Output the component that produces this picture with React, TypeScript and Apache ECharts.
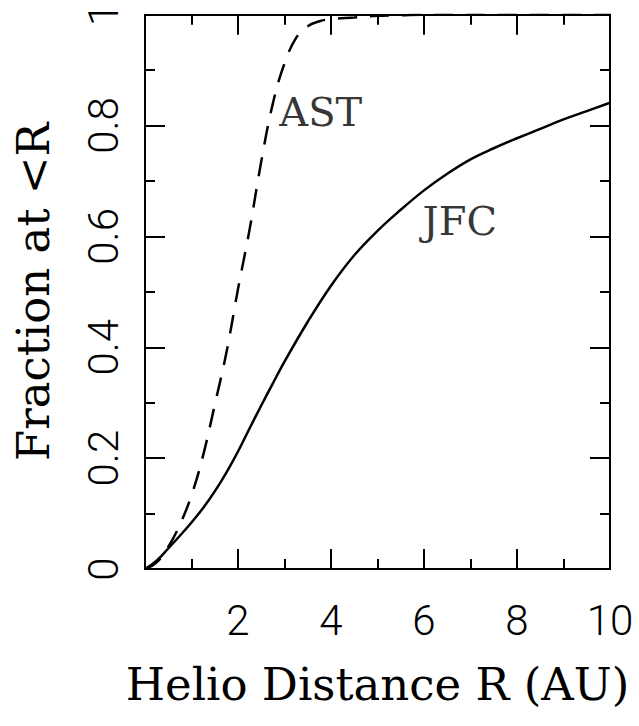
import React, { useEffect, useRef } from "react";
import * as echarts from "echarts";

// Heliocentric distance R (AU)
const jfcR = [0, 0.25, 0.5, 0.75, 1.0, 1.25, 1.5, 1.75, 2.0, 2.25, 2.5, 2.75, 3.0, 3.5, 4.0, 4.5, 5.0, 5.5, 6.0, 6.5, 7.0, 7.5, 8.0, 8.5, 9.0, 9.5, 10.0];
const jfcFraction = [0, 0.015, 0.037, 0.06, 0.084, 0.11, 0.14, 0.174, 0.212, 0.254, 0.295, 0.335, 0.374, 0.446, 0.511, 0.566, 0.61, 0.648, 0.683, 0.713, 0.739, 0.759, 0.777, 0.794, 0.811, 0.826, 0.841];

const astR = [0, 0.25, 0.5, 0.75, 1.0, 1.25, 1.5, 1.75, 2.0, 2.25, 2.5, 2.75, 3.0, 3.25, 3.5, 3.75, 4.0, 4.5, 5.0, 5.5, 6.0, 8.0, 10.0];
const astFraction = [0, 0.012, 0.04, 0.08, 0.133, 0.205, 0.296, 0.39, 0.505, 0.613, 0.735, 0.84, 0.912, 0.958, 0.979, 0.988, 0.992, 0.995, 0.998, 0.999, 1.0, 1.0, 1.0];

const curveLabels = ["AST", "JFC"];
const curveLabelR = [3.78, 6.77];
const curveLabelFraction = [0.825, 0.627];

const xTitle = "Helio Distance R (AU)";
const yTitle = "Fraction at <R";

const SERIF = "'DejaVu Serif', 'Liberation Serif', serif";
const SANS = "Roboto, 'Liberation Sans', sans-serif";

export default function App() {
  const ref = useRef<HTMLDivElement>(null);
  useEffect(() => {
    if (!ref.current) return;
    const chart = echarts.init(ref.current, undefined, { renderer: "svg" });
    const black = "#000";
    const lineCommon = { show: true, onZero: false, lineStyle: { color: black, width: 2 } };
    const tickCommon = { show: true, inside: true, length: 20, lineStyle: { color: black, width: 2 } };
    const minorCommon = { show: true, splitNumber: 2, length: 10, lineStyle: { color: black, width: 2 } };
    const fmt = (v: number) => String(Math.round(v * 10) / 10);
    chart.setOption({
      animation: false,
      backgroundColor: "#fff",
      grid: { left: 145, right: 29, top: 9, bottom: 157, containLabel: false },
      xAxis: [
        {
          type: "value", min: 0, max: 10, interval: 2, position: "bottom",
          axisLine: lineCommon, axisTick: tickCommon, minorTick: minorCommon,
          splitLine: { show: false }, minorSplitLine: { show: false },
          axisLabel: {
            show: true, margin: 30, color: black, fontSize: 42, fontFamily: SANS, fontWeight: 300,
            formatter: (v: number) => (v === 0 ? "" : fmt(v)),
          },
          name: xTitle, nameLocation: "middle", nameGap: 93,
          nameTextStyle: { color: black, fontSize: 45, fontFamily: SERIF },
        },
        {
          type: "value", min: 0, max: 10, interval: 2, position: "top",
          axisLine: lineCommon, axisTick: tickCommon, minorTick: minorCommon,
          splitLine: { show: false }, axisLabel: { show: false },
        },
      ],
      yAxis: [
        {
          type: "value", min: 0, max: 1, interval: 0.2, position: "left",
          axisLine: lineCommon, axisTick: tickCommon, minorTick: minorCommon,
          splitLine: { show: false }, minorSplitLine: { show: false },
          axisLabel: {
            show: true, rotate: 90, margin: 21, color: black, fontSize: 42, fontFamily: SANS, fontWeight: 300,
            formatter: fmt,
          },
          name: yTitle, nameLocation: "middle", nameGap: 89,
          nameTextStyle: { color: black, fontSize: 45, fontFamily: SERIF },
        },
        {
          type: "value", min: 0, max: 1, interval: 0.2, position: "right",
          axisLine: lineCommon, axisTick: tickCommon, minorTick: minorCommon,
          splitLine: { show: false }, axisLabel: { show: false },
        },
      ],
      series: [
        {
          name: "JFC", type: "line", xAxisIndex: 0, yAxisIndex: 0,
          data: jfcR.map((r, i) => [r, jfcFraction[i]]),
          symbol: "none", smooth: 0.4,
          lineStyle: { color: black, width: 2.5 },
        },
        {
          name: "AST", type: "line", xAxisIndex: 0, yAxisIndex: 0,
          data: astR.map((r, i) => [r, astFraction[i]]),
          symbol: "none", smooth: 0.4,
          lineStyle: { color: black, width: 2.5, type: [19, 13] },
        },
        {
          name: "labels", type: "scatter", xAxisIndex: 0, yAxisIndex: 0,
          symbolSize: 1, itemStyle: { color: "rgba(0,0,0,0)" },
          data: curveLabels.map((n, i) => ({ name: n, value: [curveLabelR[i], curveLabelFraction[i]] })),
          label: {
            show: true, position: "inside", formatter: "{b}",
            color: black, fontSize: 40, fontFamily: SERIF,
          },
          silent: true,
        },
      ],
    });
    return () => chart.dispose();
  }, []);
  return <div ref={ref} style={{ width: 639, height: 726, position: "absolute", left: 0, top: 0 }} />;
}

_ _ _ _ _ _ _

Required work: From the first line above down to the line with "0.811, 0.826, 0.841];", reproduce every line and no others, omitting pictures.

The solution:
Output the component that produces this picture with React, TypeScript and Apache ECharts.
import React, { useEffect, useRef } from "react";
import * as echarts from "echarts";

// Heliocentric distance R (AU)
const jfcR = [0, 0.25, 0.5, 0.75, 1.0, 1.25, 1.5, 1.75, 2.0, 2.25, 2.5, 2.75, 3.0, 3.5, 4.0, 4.5, 5.0, 5.5, 6.0, 6.5, 7.0, 7.5, 8.0, 8.5, 9.0, 9.5, 10.0];
const jfcFraction = [0, 0.015, 0.037, 0.06, 0.084, 0.11, 0.14, 0.174, 0.212, 0.254, 0.295, 0.335, 0.374, 0.446, 0.511, 0.566, 0.61, 0.648, 0.683, 0.713, 0.739, 0.759, 0.777, 0.794, 0.811, 0.826, 0.841];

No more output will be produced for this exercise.